I've given him plenty of reasons to question this. Though I’ve always been easily moved to tears, over the last few months the waterworks have been more unpredictable and freely flowing than usual. I am not pregnant, so I can only assume this has been due to normal age-related hormone changes, thus my husband’s musing.
A few weeks ago, while watching The Biggest Little Farm, I found myself overwhelmed when one of the farmers plunged her hands into living soil where there had once been only hardpan. I was alone in the theater and didn't have anyone to share this wave of emotion with, so I just sat there in the dark, straight-up sobbing while I muttered "It's just so beautiful" to myself. Then, just last week, I had a particularly powerful reaction to the Dave's Killer Bread story, which I was reading aloud from the side of the bread bag. I was touched to learn how the company supports ex-convicts through second-chance employment. "It's just so nice," I began, choking on my words a bit already, prompting a sideways glance from Chad. "Without a community (sniff) the recidivism rate (sniff) is so (sniff) hi-hi-hi-hiiiiiiiiiigh." Then I proceeded to cry on my toast.

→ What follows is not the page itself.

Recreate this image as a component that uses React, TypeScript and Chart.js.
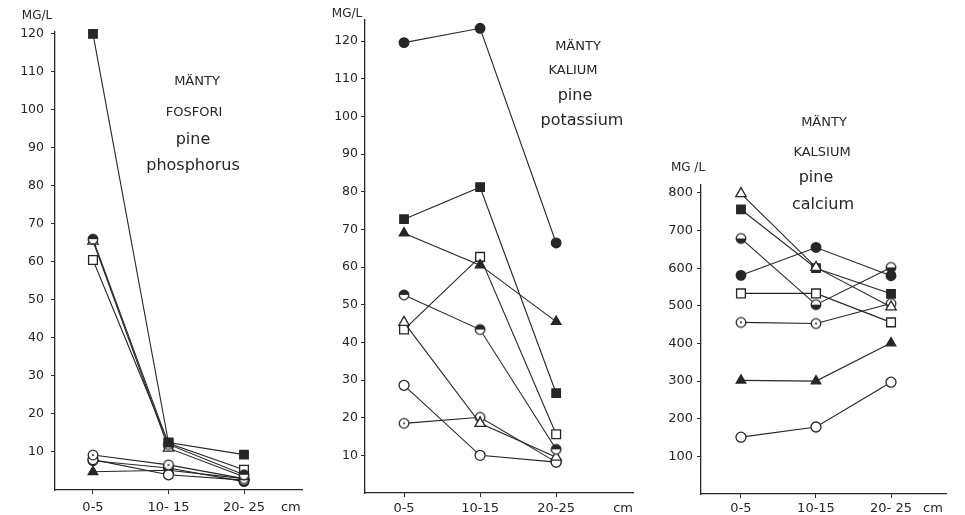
import React, { useEffect, useRef } from "react";
import { Chart, registerables } from "chart.js";
Chart.register(...registerables);

// ---------- data ----------
const depthsP = ["0-5", "10- 15", "20- 25"];
const depthsK = ["0-5", "10-15", "20-25"];
const depthsCa = ["0-5", "10-15", "20- 25"];
const unitLabel = "cm";

const yTicksP = [10, 20, 30, 40, 50, 60, 70, 80, 90, 100, 110, 120];
const yTicksK = [10, 20, 30, 40, 50, 60, 70, 80, 90, 100, 110, 120];
const yTicksCa = [100, 200, 300, 400, 500, 600, 700, 800];

// phosphorus (mg/l)
const P_filledSquare = [120, 12.5, 9.3];
const P_halfCircle = [66, 12, 4];
const P_openTriangle = [65.5, 11, 3.5];
const P_openSquare = [60.5, 12.3, 5.3];
const P_dotCircle = [9.2, 6.6, 3];
const P_openCircle = [8, 4, 2.6];
const P_filledCircle = [7.7, 5.8, 2.2];
const P_filledTriangle = [4.8, 5.2, 3];

// potassium (mg/l)
const K_filledCircle = [119.6, 123.4, 66.4];
const K_filledSquare = [72.7, 81.2, 26.5];
const K_filledTriangle = [69, 60.5, 45.5];
const K_halfCircle = [52.6, 43.4, 11.6];
const K_openTriangle = [45.3, 18.5, 9.5];
const K_openSquare = [43.4, 62.7, 15.6];
const K_openCircle = [28.6, 10, 8.2];
const K_dotCircle = [18.5, 20.1, 8.2];

// calcium (mg/l)
const Ca_openTriangle = [798, 602, 497];
const Ca_filledSquare = [756, 600, 532];
const Ca_halfCircle = [679, 503, 602];
const Ca_filledCircle = [581, 655, 580];
const Ca_openSquare = [533, 533, 456];
const Ca_dotCircle = [456, 453, 506];
const Ca_filledTriangle = [302, 300, 401];
const Ca_openCircle = [151, 178, 297];

const DARK = "#262626";
const FONT = "'DejaVu Sans', sans-serif";

function makeHalfCircle(r: number, topFilled: boolean) {
  const s = Math.ceil(2 * r + 4);
  const c = document.createElement("canvas");
  c.width = s; c.height = s;
  const ctx = c.getContext("2d")!;
  const m = s / 2;
  ctx.beginPath(); ctx.arc(m, m, r, 0, Math.PI * 2); ctx.fillStyle = "#fff"; ctx.fill();
  ctx.beginPath();
  if (topFilled) ctx.arc(m, m, r, Math.PI, 0); else ctx.arc(m, m, r, 0, Math.PI);
  ctx.closePath(); ctx.fillStyle = DARK; ctx.fill();
  ctx.beginPath(); ctx.arc(m, m, r, 0, Math.PI * 2); ctx.lineWidth = 1.3; ctx.strokeStyle = DARK; ctx.stroke();
  return c;
}
function makeDotCircle(r: number) {
  const s = Math.ceil(2 * r + 4);
  const c = document.createElement("canvas");
  c.width = s; c.height = s;
  const ctx = c.getContext("2d")!;
  const m = s / 2;
  ctx.beginPath(); ctx.arc(m, m, r, 0, Math.PI * 2); ctx.fillStyle = "#fff"; ctx.fill();
  ctx.lineWidth = 1.3; ctx.strokeStyle = DARK; ctx.stroke();
  ctx.beginPath(); ctx.arc(m, m, 1, 0, Math.PI * 2); ctx.fillStyle = DARK; ctx.fill();
  return c;
}

type Marker = { style: any; r: number; fill: string };
function markers(halfTop: boolean): Record<string, Marker> {
  return {
    filledCircle: { style: "circle", r: 4.8, fill: DARK },
    filledSquare: { style: "rect", r: 6, fill: DARK },
    filledTriangle: { style: "triangle", r: 5.5, fill: DARK },
    openTriangle: { style: "triangle", r: 6, fill: "#fff" },
    openSquare: { style: "rect", r: 6.2, fill: "#fff" },
    openCircle: { style: "circle", r: 5, fill: "#fff" },
    halfCircle: { style: makeHalfCircle(4.8, halfTop), r: 5, fill: DARK },
    dotCircle: { style: makeDotCircle(4.8), r: 5, fill: "#fff" },
  };
}

type Panel = {
  xLabels: string[];
  cmPos: number;
  yTicks: number[];
  yMax: number;
  xMin: number; xMax: number;
  axisX: number; right: number; top: number; bottom: number;
  yFont: number; yPad: number; xPad: number;
  series: [string, number[]][];
  halfTop: boolean;
  texts: { t: string; x: number; y: number; size: number }[];
};

const panels: Panel[] = [
  {
    xLabels: depthsP, cmPos: 2.62, yTicks: yTicksP, yMax: 120.5,
    xMin: -0.503, xMax: 2.768, axisX: 55, right: 302, top: 32, bottom: 490,
    yFont: 12.5, yPad: 7, xPad: 6, halfTop: true,
    series: [
      ["filledSquare", P_filledSquare], ["halfCircle", P_halfCircle], ["openTriangle", P_openTriangle],
      ["openSquare", P_openSquare], ["dotCircle", P_dotCircle], ["openCircle", P_openCircle],
      ["filledCircle", P_filledCircle], ["filledTriangle", P_filledTriangle],
    ],
    texts: [
      { t: "MG/L", x: 37, y: 16, size: 12 },
      { t: "MÄNTY", x: 197, y: 82, size: 13 },
      { t: "FOSFORI", x: 194, y: 113, size: 13 },
      { t: "pine", x: 193, y: 140, size: 16 },
      { t: "phosphorus", x: 193, y: 166, size: 16 },
    ],
  },
  {
    xLabels: depthsK, cmPos: 2.88, yTicks: yTicksK, yMax: 125.6,
    xMin: -0.513, xMax: 3.01, axisX: 365, right: 633, top: 20, bottom: 493,
    yFont: 12.5, yPad: 3, xPad: 4, halfTop: true,
    series: [
      ["filledCircle", K_filledCircle], ["filledSquare", K_filledSquare], ["filledTriangle", K_filledTriangle],
      ["halfCircle", K_halfCircle], ["openTriangle", K_openTriangle], ["openSquare", K_openSquare],
      ["openCircle", K_openCircle], ["dotCircle", K_dotCircle],
    ],
    texts: [
      { t: "MG/L", x: 347, y: 14, size: 12 },
      { t: "MÄNTY", x: 578, y: 47, size: 13 },
      { t: "KALIUM", x: 573, y: 71, size: 13 },
      { t: "pine", x: 575, y: 96, size: 16 },
      { t: "potassium", x: 582, y: 121, size: 16 },
    ],
  },
  {
    xLabels: depthsCa, cmPos: 2.56, yTicks: yTicksCa, yMax: 821,
    xMin: -0.533, xMax: 2.733, axisX: 701, right: 946, top: 185, bottom: 494,
    yFont: 13, yPad: 4, xPad: 3, halfTop: false,
    series: [
      ["openTriangle", Ca_openTriangle], ["filledSquare", Ca_filledSquare], ["halfCircle", Ca_halfCircle],
      ["filledCircle", Ca_filledCircle], ["openSquare", Ca_openSquare], ["dotCircle", Ca_dotCircle],
      ["filledTriangle", Ca_filledTriangle], ["openCircle", Ca_openCircle],
    ],
    texts: [
      { t: "MG /L", x: 688, y: 168, size: 12 },
      { t: "MÄNTY", x: 824, y: 123, size: 13 },
      { t: "KALSIUM", x: 822, y: 153, size: 13 },
      { t: "pine", x: 816, y: 178, size: 16 },
      { t: "calcium", x: 823, y: 205, size: 16 },
    ],
  },
];

const W = 965, H = 515, YW = 50;

function buildConfig(p: Panel): any {
  const mk = markers(p.halfTop);
  const datasets = p.series.map(([kind, vals]) => {
    const m = mk[kind];
    return {
      label: kind,
      data: vals.map((v, i) => ({ x: i, y: v })),
      borderColor: DARK,
      borderWidth: 1.1,
      pointStyle: m.style,
      pointRadius: m.r,
      pointBackgroundColor: m.fill,
      pointBorderColor: DARK,
      pointBorderWidth: 1.3,
      fill: false,
      tension: 0,
      clip: false,
    };
  });
  const textPlugin = {
    id: "texts",
    afterDraw(chart: any) {
      const ctx = chart.ctx;
      ctx.save();
      ctx.fillStyle = DARK;
      ctx.textAlign = "center";
      ctx.textBaseline = "middle";
      for (const t of p.texts) {
        ctx.font = `${t.size}px ${FONT}`;
        ctx.fillText(t.t, t.x, t.y);
      }
      ctx.restore();
    },
  };
  return {
    type: "line",
    data: { datasets },
    plugins: [textPlugin],
    options: {
      animation: false,
      responsive: false,
      devicePixelRatio: 1,
      events: [],
      layout: { padding: { left: p.axisX - YW, right: W - p.right, top: p.top, bottom: 0 } },
      plugins: { legend: { display: false }, tooltip: { enabled: false }, title: { display: false } },
      scales: {
        x: {
          type: "linear",
          min: p.xMin,
          max: p.xMax,
          afterBuildTicks: (s: any) => {
            s.ticks = [...p.xLabels.map((_, i) => ({ value: i })), { value: p.cmPos }];
          },
          afterFit: (s: any) => { s.height = H - p.bottom; },
          ticks: {
            autoSkip: false,
            maxRotation: 0,
            padding: p.xPad,
            color: DARK,
            font: { family: FONT, size: 13 },
            callback: (v: number) => (Math.abs(v - p.cmPos) < 1e-6 ? unitLabel : p.xLabels[Math.round(v)]),
          },
          grid: {
            drawOnChartArea: false,
            drawTicks: true,
            tickLength: 4,
            tickColor: (c: any) => (c.tick && Math.abs(c.tick.value - p.cmPos) < 1e-6 ? "rgba(0,0,0,0)" : DARK),
          },
          border: { display: true, color: DARK, width: 1.3 },
        },
        y: {
          type: "linear",
          min: 0,
          max: p.yMax,
          afterBuildTicks: (s: any) => { s.ticks = p.yTicks.map((v) => ({ value: v })); },
          afterFit: (s: any) => { s.width = YW; },
          ticks: {
            padding: p.yPad,
            color: DARK,
            font: { family: FONT, size: p.yFont },
          },
          grid: { drawOnChartArea: false, drawTicks: true, tickLength: 4, tickColor: DARK },
          border: { display: true, color: DARK, width: 1.3 },
        },
      },
    },
  };
}

function PanelChart({ p }: { p: Panel }) {
  const ref = useRef<HTMLCanvasElement>(null);
  useEffect(() => {
    const chart = new Chart(ref.current!, buildConfig(p));
    return () => chart.destroy();
  }, [p]);
  return (
    <canvas
      ref={ref}
      width={W}
      height={H}
      style={{ position: "absolute", left: 0, top: 0, width: W, height: H }}
    />
  );
}

export default function App() {
  return (
    <div style={{ position: "absolute", left: 0, top: 0, width: W, height: H, background: "#fff", overflow: "hidden" }}>
      {panels.map((p, i) => (
        <PanelChart key={i} p={p} />
      ))}
    </div>
  );
}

Though the biological link between hormones and mood is relatively clear, I have also considered Chad's question about the purpose of mood swings during this phase of life. He offered up a hypothesis that in the "grandma" years (biologically speaking), women could use an extra dose of empathy and compassion to support their grandchildren (because those traits are clearly missing during the child-rearing years. . .) and therefore tend to have heightened responses to the smallest emotional triggers. When I posed this question to friends, one woman suggested the mood swings were designed to send our partners off to “younger and more fertile soils.” At laughed at this. Until I cried.
In the end, I doubt there is an evolutionary benefit at all. Not all women suffer from mood swings in the years leading up to menopause, and for those who do, it is one of those unfortunate traits that only reveals itself after the childbearing years have all but ended, ensuring that the weepiness genes will carry on to the next generation.
Maybe I didn't inherit the best of genes in this department. That's fine. Like my good friend Jimmy John always says whenever he bags a leopard instead of a lion, you just have to make the best of things. I can at least laugh my way through this season of life. And if I'm lucky, sometimes the laughter will even disguise the tears.